Because space is limited, clutter has to be controlled. Because travel is flexible, rest days need to be protected. Because new places are always available, it can be tempting to keep moving instead of settling into a sustainable rhythm. Because van life is often shown online in beautiful snapshots, it can be easy to compare real life to polished images.
A grounded camper van lifestyle usually depends on knowing when to slow down, when to spend money on reliability, when to say no to extra belongings, and when to stop chasing the next view long enough to feel at home in the present moment.
Freedom without rhythm can become tiring. Simplicity without care can become uncomfortable. The most sustainable version of van life usually blends both: enough flexibility to feel open, and enough structure to feel stable.
The Real Freedom Is Choosing What Life Is Built Around
At its best, a camper van lifestyle encourages people to ask what they want their life to be built around.
More space or more mobility? More possessions or more flexibility? More predictability or more discovery? More convenience or more direct involvement in daily needs?

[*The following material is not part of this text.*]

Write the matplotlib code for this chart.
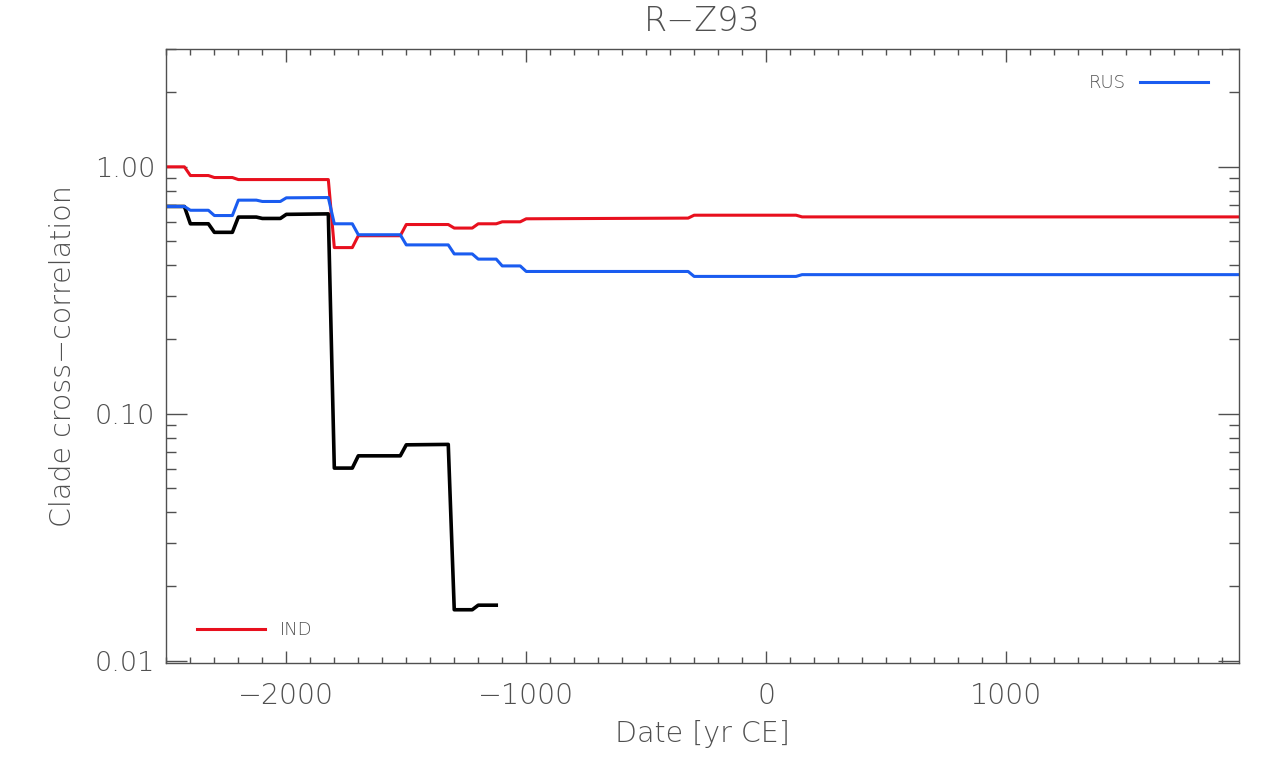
import matplotlib
matplotlib.use('Agg')
from matplotlib import pyplot as plt
from matplotlib import ticker

# step vertices (year, clade cross-correlation)
rus_years = [-2500, -2425, -2400, -2325, -2300, -2225, -2200, -2125, -2100, -2025, -2000,
             -1825, -1800, -1725, -1700, -1525, -1500, -1325, -1300, -1225, -1200,
             -1125, -1100, -1025, -1000, -325, -300, 125, 150, 1970]
rus_vals = [0.691, 0.691, 0.667, 0.667, 0.635, 0.635, 0.733, 0.733, 0.724, 0.724, 0.749,
            0.751, 0.588, 0.588, 0.531, 0.531, 0.483, 0.483, 0.444, 0.444, 0.423,
            0.423, 0.397, 0.397, 0.377, 0.377, 0.360, 0.360, 0.366, 0.366]

ind_years = [-2500, -2425, -2400, -2325, -2300, -2225, -2200, -1825, -1800, -1725, -1700,
             -1525, -1500, -1325, -1300, -1225, -1200, -1125, -1100, -1025, -1000,
             -325, -300, 125, 150, 1970]
ind_vals = [1.00, 1.00, 0.922, 0.922, 0.905, 0.905, 0.888, 0.888, 0.471, 0.471, 0.526,
            0.526, 0.584, 0.584, 0.565, 0.565, 0.588, 0.588, 0.599, 0.599, 0.616,
            0.620, 0.637, 0.637, 0.627, 0.627]

other_years = [-2500, -2425, -2400, -2325, -2300, -2225, -2200, -2125, -2100, -2025, -2000,
               -1825, -1800, -1725, -1700, -1525, -1500, -1325, -1300, -1225, -1200, -1125]
other_vals = [0.691, 0.691, 0.588, 0.588, 0.543, 0.543, 0.626, 0.626, 0.618, 0.618, 0.642,
              0.645, 0.0603, 0.0603, 0.0676, 0.0676, 0.0749, 0.0752, 0.0161, 0.0161, 0.0168, 0.0168]

TXT = '#505050'
plt.rcParams['font.family'] = ['DejaVu Sans']
plt.rcParams['font.weight'] = 'light'
plt.rcParams['axes.titleweight'] = 'light'
plt.rcParams['axes.labelweight'] = 'light'

fig = plt.figure(figsize=(12.8, 7.64), dpi=100)
ax = fig.add_axes([0.130, 0.1322, 0.8377, 0.8037])

ax.plot(other_years, other_vals, color='black', lw=2.6)
l_ind, = ax.plot(ind_years, ind_vals, color='#e8101e', lw=2.2)
l_rus, = ax.plot(rus_years, rus_vals, color='#1a5cf0', lw=2.2)

ax.set_yscale('log')
ax.set_xlim(-2500, 1970)
ax.set_ylim(0.0098, 3.0)

ax.xaxis.set_major_locator(ticker.MultipleLocator(1000))
ax.xaxis.set_minor_locator(ticker.MultipleLocator(100))
ax.xaxis.set_major_formatter(ticker.FuncFormatter(lambda v, p: '%d' % v if v >= 0 else '\u2212%d' % -v))
ax.yaxis.set_major_locator(ticker.LogLocator(base=10))
ax.yaxis.set_minor_locator(ticker.LogLocator(base=10, subs=range(2, 10)))
ax.yaxis.set_major_formatter(ticker.FormatStrFormatter('%.2f'))
ax.yaxis.set_minor_formatter(ticker.NullFormatter())

ax.tick_params(axis='both', which='both', direction='in', top=True, right=True,
               colors=TXT, width=1.0)
ax.tick_params(axis='x', which='major', length=9, pad=14, labelsize=20.5)
ax.tick_params(axis='x', which='minor', length=4.5)
ax.tick_params(axis='y', which='major', length=15, pad=8, labelsize=19.5)
ax.tick_params(axis='y', which='minor', length=7.5)
for s in ax.spines.values():
    s.set_color(TXT)
    s.set_linewidth(1.0)

ax.set_title('R\u2212Z93', fontsize=24, color=TXT, pad=13)
ax.set_xlabel('Date [yr CE]', fontsize=20.5, color=TXT, labelpad=7)
ax.set_ylabel('Clade cross\u2212correlation', fontsize=20.5, color=TXT, labelpad=13)

leg1 = ax.legend([l_rus], ['RUS'], loc='upper right', bbox_to_anchor=(0.987, 0.985),
                 markerfirst=False, frameon=False, fontsize=13, handlelength=3.8,
                 handletextpad=0.8, labelcolor=TXT)
ax.add_artist(leg1)
ax.legend([l_ind], ['IND'], loc='lower left', bbox_to_anchor=(0.013, 0.012),
          frameon=False, fontsize=13, handlelength=3.8, handletextpad=0.8, labelcolor=TXT)

fig.savefig('out.png', dpi=100)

There is no single right answer. The value of van life is not that everyone should do it. The value is that it makes these questions harder to ignore.
For some, a camper van becomes a full-time home. For others, it becomes a weekend escape, a seasonal travel setup, or simply an idea that inspires them to simplify their current home life. In each case, the deeper lesson is similar: freedom often grows when life is less crowded by things that do not truly matter.
A camper van lifestyle encourages simpler living because it brings daily life closer to essentials. It encourages freedom because it creates room to move, choose, notice, and reconsider. And for people who feel overwhelmed by too much stuff, too many obligations, or too little space to breathe, that shift can feel quietly powerful.